- **Instruction**
Any pictures should be left out; please print exactly the lines between the line with "Output the component" and the line with "const xStep = 0.9722;", inclusive.

═════ Data for processing

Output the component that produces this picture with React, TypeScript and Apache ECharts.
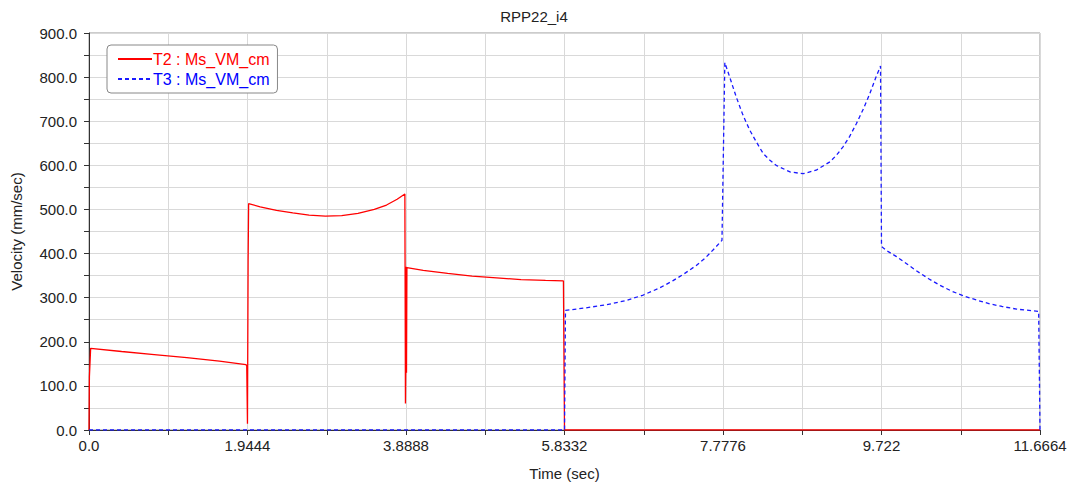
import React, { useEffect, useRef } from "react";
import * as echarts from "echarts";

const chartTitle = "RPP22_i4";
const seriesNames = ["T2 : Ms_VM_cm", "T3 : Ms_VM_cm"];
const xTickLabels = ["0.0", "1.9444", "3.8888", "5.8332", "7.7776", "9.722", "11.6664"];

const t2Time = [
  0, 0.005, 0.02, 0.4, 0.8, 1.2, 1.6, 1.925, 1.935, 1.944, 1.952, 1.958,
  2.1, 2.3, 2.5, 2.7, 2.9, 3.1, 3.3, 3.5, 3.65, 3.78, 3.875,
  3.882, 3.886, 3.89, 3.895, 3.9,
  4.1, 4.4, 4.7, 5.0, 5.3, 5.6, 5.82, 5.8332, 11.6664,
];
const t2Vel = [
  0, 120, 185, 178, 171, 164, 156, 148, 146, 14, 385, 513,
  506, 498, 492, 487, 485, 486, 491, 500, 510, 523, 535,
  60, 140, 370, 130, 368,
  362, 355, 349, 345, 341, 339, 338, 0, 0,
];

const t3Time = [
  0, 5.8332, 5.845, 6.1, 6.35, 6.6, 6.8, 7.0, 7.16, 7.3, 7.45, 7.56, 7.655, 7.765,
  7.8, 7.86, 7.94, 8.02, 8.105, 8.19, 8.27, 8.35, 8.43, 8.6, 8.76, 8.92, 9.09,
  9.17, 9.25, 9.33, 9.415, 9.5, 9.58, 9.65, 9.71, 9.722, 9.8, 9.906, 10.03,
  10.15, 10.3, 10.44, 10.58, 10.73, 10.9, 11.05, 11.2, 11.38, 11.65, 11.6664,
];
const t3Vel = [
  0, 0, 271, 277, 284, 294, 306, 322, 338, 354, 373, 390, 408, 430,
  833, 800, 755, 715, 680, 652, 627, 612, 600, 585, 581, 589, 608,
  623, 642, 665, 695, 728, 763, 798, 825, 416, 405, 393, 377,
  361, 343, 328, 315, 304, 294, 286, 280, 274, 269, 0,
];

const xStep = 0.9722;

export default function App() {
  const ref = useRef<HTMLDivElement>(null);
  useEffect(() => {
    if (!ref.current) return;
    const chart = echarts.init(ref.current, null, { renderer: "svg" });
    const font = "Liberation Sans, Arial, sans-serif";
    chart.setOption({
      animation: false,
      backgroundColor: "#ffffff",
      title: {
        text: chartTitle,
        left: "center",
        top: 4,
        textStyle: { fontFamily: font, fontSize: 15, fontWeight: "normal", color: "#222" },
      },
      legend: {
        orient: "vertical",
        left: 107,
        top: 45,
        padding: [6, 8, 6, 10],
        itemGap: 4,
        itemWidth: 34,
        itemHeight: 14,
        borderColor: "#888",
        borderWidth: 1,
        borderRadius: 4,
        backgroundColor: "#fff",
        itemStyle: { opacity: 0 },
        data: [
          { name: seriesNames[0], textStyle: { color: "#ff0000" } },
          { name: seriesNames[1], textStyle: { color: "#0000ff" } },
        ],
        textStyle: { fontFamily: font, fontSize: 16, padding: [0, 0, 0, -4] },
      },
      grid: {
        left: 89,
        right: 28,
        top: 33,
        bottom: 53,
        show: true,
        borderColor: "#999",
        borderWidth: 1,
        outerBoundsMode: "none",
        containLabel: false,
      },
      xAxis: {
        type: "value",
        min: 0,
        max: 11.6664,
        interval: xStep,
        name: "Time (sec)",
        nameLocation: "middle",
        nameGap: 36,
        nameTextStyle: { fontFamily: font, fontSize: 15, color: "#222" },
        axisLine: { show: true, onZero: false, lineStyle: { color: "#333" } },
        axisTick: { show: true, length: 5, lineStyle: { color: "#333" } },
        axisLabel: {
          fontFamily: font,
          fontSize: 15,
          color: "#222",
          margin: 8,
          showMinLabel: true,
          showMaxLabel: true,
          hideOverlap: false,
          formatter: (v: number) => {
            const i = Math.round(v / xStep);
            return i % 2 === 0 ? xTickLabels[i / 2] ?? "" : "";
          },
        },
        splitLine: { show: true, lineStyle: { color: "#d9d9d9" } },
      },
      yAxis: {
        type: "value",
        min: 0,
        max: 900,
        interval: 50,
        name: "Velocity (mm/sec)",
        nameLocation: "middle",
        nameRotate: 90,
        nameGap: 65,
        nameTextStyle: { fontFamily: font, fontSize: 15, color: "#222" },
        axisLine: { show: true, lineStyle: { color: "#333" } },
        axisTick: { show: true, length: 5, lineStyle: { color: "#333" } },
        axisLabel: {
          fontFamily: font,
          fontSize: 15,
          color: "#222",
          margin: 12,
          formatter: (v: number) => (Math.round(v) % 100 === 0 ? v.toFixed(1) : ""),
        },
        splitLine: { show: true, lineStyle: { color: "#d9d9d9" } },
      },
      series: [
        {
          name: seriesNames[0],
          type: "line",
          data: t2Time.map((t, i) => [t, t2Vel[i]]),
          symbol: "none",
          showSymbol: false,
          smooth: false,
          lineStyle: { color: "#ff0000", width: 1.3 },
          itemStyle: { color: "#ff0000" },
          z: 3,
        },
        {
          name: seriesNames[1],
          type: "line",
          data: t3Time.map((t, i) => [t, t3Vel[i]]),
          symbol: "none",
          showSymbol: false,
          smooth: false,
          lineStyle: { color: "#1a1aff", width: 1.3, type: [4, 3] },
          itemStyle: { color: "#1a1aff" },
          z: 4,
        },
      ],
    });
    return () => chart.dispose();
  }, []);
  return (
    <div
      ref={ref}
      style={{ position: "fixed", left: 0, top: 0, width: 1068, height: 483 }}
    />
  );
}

══════════
═════ Data for processing

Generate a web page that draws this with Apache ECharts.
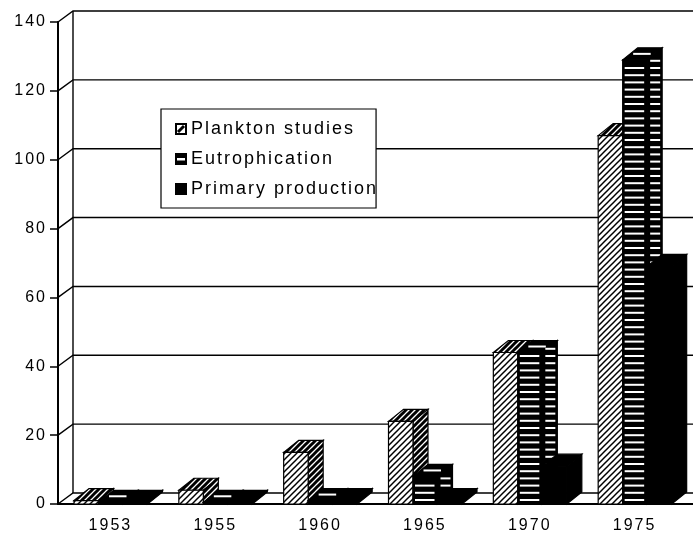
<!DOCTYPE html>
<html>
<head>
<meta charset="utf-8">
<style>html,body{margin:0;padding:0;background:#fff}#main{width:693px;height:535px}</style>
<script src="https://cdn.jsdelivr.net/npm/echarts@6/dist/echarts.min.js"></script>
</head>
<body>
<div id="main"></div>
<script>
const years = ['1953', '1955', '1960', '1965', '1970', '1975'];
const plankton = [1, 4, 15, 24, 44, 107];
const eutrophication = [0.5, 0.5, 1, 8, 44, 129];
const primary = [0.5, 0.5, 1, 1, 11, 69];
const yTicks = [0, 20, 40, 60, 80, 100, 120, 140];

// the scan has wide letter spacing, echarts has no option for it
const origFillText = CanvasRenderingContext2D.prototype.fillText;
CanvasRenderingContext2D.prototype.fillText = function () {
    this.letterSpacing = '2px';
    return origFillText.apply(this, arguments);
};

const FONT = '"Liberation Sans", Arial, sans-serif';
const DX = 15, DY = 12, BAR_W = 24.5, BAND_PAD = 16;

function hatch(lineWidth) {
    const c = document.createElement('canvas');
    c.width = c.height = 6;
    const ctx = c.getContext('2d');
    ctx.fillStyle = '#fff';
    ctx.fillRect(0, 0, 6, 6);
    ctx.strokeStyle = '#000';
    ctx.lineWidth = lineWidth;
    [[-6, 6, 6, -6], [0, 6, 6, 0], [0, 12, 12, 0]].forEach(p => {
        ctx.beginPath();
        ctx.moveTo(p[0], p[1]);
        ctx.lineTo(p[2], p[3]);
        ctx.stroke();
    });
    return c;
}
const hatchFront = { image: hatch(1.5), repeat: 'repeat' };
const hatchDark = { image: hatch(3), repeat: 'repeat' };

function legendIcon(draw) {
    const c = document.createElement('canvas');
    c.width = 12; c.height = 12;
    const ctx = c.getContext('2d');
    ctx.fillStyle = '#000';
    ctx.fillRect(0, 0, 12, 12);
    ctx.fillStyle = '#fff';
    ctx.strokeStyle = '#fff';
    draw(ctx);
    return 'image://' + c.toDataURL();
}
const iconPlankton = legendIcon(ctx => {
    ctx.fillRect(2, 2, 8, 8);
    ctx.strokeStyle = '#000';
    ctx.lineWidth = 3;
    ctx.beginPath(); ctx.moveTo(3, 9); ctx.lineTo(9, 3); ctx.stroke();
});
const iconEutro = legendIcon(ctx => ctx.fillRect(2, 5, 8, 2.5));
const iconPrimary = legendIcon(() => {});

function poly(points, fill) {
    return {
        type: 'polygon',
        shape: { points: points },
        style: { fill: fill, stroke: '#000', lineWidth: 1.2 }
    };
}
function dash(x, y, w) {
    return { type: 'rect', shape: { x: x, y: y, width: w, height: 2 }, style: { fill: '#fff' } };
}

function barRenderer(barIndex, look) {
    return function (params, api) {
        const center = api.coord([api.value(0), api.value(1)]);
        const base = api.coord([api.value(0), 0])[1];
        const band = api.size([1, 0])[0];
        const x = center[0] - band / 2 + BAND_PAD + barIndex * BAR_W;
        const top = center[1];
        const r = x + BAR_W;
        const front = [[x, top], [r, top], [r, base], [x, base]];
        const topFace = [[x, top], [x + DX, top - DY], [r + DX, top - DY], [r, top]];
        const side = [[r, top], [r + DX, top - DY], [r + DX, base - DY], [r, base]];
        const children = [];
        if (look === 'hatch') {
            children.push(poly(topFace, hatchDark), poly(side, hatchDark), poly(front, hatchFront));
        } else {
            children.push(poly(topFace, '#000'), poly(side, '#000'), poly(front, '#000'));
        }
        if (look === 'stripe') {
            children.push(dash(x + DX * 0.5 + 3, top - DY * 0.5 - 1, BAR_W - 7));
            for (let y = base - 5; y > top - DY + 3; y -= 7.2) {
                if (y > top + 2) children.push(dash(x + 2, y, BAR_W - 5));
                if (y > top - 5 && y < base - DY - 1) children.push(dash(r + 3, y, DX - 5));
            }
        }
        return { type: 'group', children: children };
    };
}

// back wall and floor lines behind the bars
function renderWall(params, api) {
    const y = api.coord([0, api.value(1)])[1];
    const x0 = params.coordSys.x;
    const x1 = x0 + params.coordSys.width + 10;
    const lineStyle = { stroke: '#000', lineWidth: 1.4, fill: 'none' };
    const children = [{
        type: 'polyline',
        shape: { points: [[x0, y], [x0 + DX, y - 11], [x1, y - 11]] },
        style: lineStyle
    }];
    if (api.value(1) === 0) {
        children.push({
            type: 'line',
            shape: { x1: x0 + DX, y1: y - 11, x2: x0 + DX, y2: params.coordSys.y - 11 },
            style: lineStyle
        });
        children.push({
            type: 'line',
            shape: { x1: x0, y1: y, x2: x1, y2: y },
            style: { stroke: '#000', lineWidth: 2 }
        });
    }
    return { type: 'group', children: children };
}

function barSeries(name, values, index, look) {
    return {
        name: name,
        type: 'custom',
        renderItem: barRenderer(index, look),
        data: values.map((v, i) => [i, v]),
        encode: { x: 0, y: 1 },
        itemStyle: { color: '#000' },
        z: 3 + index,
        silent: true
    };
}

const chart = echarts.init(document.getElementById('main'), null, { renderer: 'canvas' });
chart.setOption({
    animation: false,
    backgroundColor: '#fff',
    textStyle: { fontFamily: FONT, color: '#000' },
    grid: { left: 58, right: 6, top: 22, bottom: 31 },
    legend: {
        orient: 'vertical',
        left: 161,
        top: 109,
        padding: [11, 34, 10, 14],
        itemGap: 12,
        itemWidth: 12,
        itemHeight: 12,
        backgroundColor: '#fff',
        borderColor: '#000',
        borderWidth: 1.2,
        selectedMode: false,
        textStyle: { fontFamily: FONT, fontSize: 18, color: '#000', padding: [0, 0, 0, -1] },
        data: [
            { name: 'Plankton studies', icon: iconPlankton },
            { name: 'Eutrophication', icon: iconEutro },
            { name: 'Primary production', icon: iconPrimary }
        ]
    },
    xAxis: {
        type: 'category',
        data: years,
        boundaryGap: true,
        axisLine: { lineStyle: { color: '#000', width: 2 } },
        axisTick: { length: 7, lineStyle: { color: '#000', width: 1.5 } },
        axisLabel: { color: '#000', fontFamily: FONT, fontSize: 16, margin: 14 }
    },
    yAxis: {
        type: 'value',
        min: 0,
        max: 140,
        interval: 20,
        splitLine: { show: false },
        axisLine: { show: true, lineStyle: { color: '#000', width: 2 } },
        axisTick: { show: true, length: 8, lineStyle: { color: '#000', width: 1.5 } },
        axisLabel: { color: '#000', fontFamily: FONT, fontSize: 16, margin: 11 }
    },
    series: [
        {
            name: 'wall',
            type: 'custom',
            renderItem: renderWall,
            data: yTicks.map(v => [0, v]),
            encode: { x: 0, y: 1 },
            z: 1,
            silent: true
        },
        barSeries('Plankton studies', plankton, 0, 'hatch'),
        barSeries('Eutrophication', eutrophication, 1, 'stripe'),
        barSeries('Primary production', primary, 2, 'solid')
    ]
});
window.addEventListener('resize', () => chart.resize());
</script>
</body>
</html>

══════════

- **Answer for this exercise**
Output the component that produces this picture with React, TypeScript and Apache ECharts.
import React, { useEffect, useRef } from "react";
import * as echarts from "echarts";

const chartTitle = "RPP22_i4";
const seriesNames = ["T2 : Ms_VM_cm", "T3 : Ms_VM_cm"];
const xTickLabels = ["0.0", "1.9444", "3.8888", "5.8332", "7.7776", "9.722", "11.6664"];

const t2Time = [
  0, 0.005, 0.02, 0.4, 0.8, 1.2, 1.6, 1.925, 1.935, 1.944, 1.952, 1.958,
  2.1, 2.3, 2.5, 2.7, 2.9, 3.1, 3.3, 3.5, 3.65, 3.78, 3.875,
  3.882, 3.886, 3.89, 3.895, 3.9,
  4.1, 4.4, 4.7, 5.0, 5.3, 5.6, 5.82, 5.8332, 11.6664,
];
const t2Vel = [
  0, 120, 185, 178, 171, 164, 156, 148, 146, 14, 385, 513,
  506, 498, 492, 487, 485, 486, 491, 500, 510, 523, 535,
  60, 140, 370, 130, 368,
  362, 355, 349, 345, 341, 339, 338, 0, 0,
];

const t3Time = [
  0, 5.8332, 5.845, 6.1, 6.35, 6.6, 6.8, 7.0, 7.16, 7.3, 7.45, 7.56, 7.655, 7.765,
  7.8, 7.86, 7.94, 8.02, 8.105, 8.19, 8.27, 8.35, 8.43, 8.6, 8.76, 8.92, 9.09,
  9.17, 9.25, 9.33, 9.415, 9.5, 9.58, 9.65, 9.71, 9.722, 9.8, 9.906, 10.03,
  10.15, 10.3, 10.44, 10.58, 10.73, 10.9, 11.05, 11.2, 11.38, 11.65, 11.6664,
];
const t3Vel = [
  0, 0, 271, 277, 284, 294, 306, 322, 338, 354, 373, 390, 408, 430,
  833, 800, 755, 715, 680, 652, 627, 612, 600, 585, 581, 589, 608,
  623, 642, 665, 695, 728, 763, 798, 825, 416, 405, 393, 377,
  361, 343, 328, 315, 304, 294, 286, 280, 274, 269, 0,
];

const xStep = 0.9722;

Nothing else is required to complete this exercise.